CELOS branched out from rinks into playgrounds, asking for more details through Freedom of Information. Millions were being spent to demolish park playground structures and replace them with new structures that were certified by the Canadian Standards Association (CSA), a group made up of primarily manufacturers. Did the City really have to spend so much of its budget on destruction? CELOS asked the city for injury data, and insurance claims data. We were told that the city didn’t have to show us those. We tried to find out whether the same playground manufacturers who devised the CSA playground standards had also benefited from the playground replacement contracts. The City said they were sorry, but they didn’t have a breakdown of where the playground funds had been spent.

CELOS appealed that rejection to the provincial Information and Privacy Commissioner, saying that the information must exist, and that it was in the public interest for CELOS to see it. Our appeals were winding their slow way through the formal appeals process, when we began to be distracted by a new problem coming out of City Hall.

Re-structuring (2003): In early 2003 there began to be rumours of a major restructuring “exercise” (as it was called) for Parks and Recreation. A “strategic plan” was being devised. Many of the old jobs would disappear and people would have to apply for the new jobs, wherever they could fit themselves in.

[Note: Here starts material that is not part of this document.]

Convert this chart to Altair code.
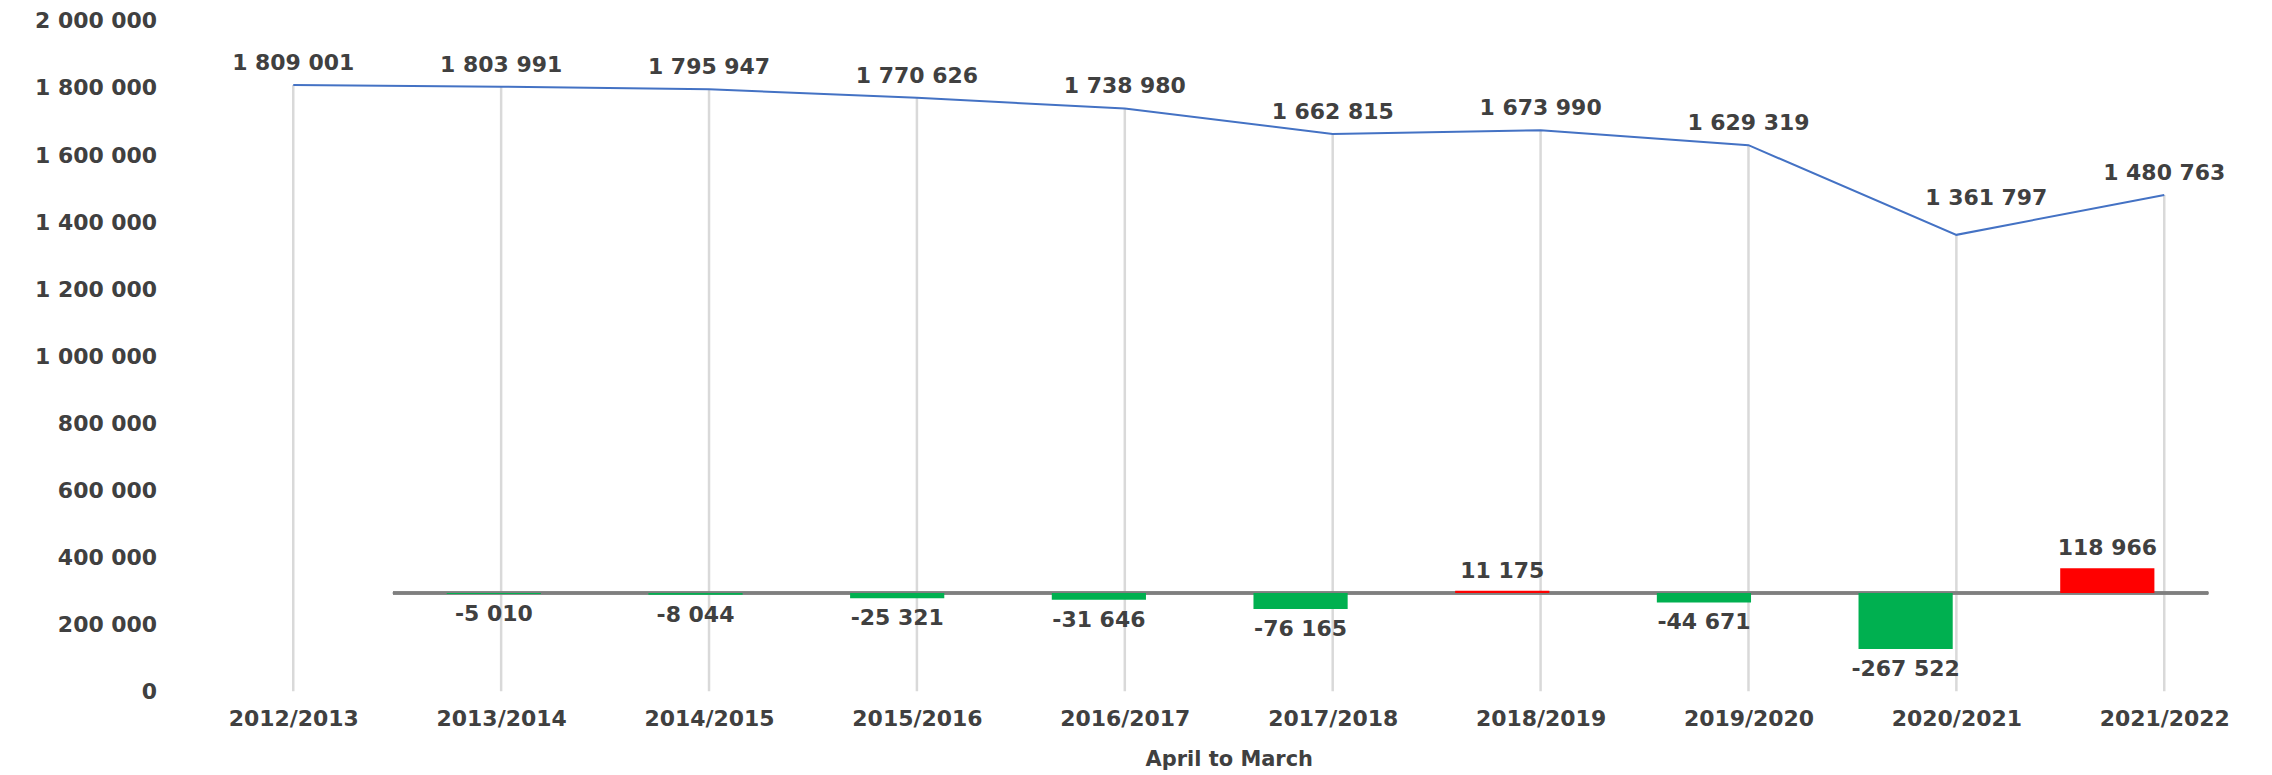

No one seemed to know much more. The municipal elections were coming up in November. When the new Council was elected, it would have to decide whether to throw all the pieces up in the air and see where they landed. Lots of people were dubious. What good could it do, to unsettle everybody, change all the rules at once, break all the ties between neighbourhoods and their local park staff? Rumours multiplied, but there were few concrete details. The city elections in November 2003 brought in a new mayor and a new political mix in council. Excitement was in the air. But after any election there is always a three-week hiatus before the swearing-in of the new council. At the end of the second week of this interregnum between the old Council and the new one, I got a call from the Dufferin Grove staff. A thick brown envelope with my name on it had been found on the café counter when the staff opened the building in the morning. It must have been delivered by someone with a building key. There was no sender name on the envelope, and it was sealed. That made me very nosey, and I came right down to the park to see what was in it.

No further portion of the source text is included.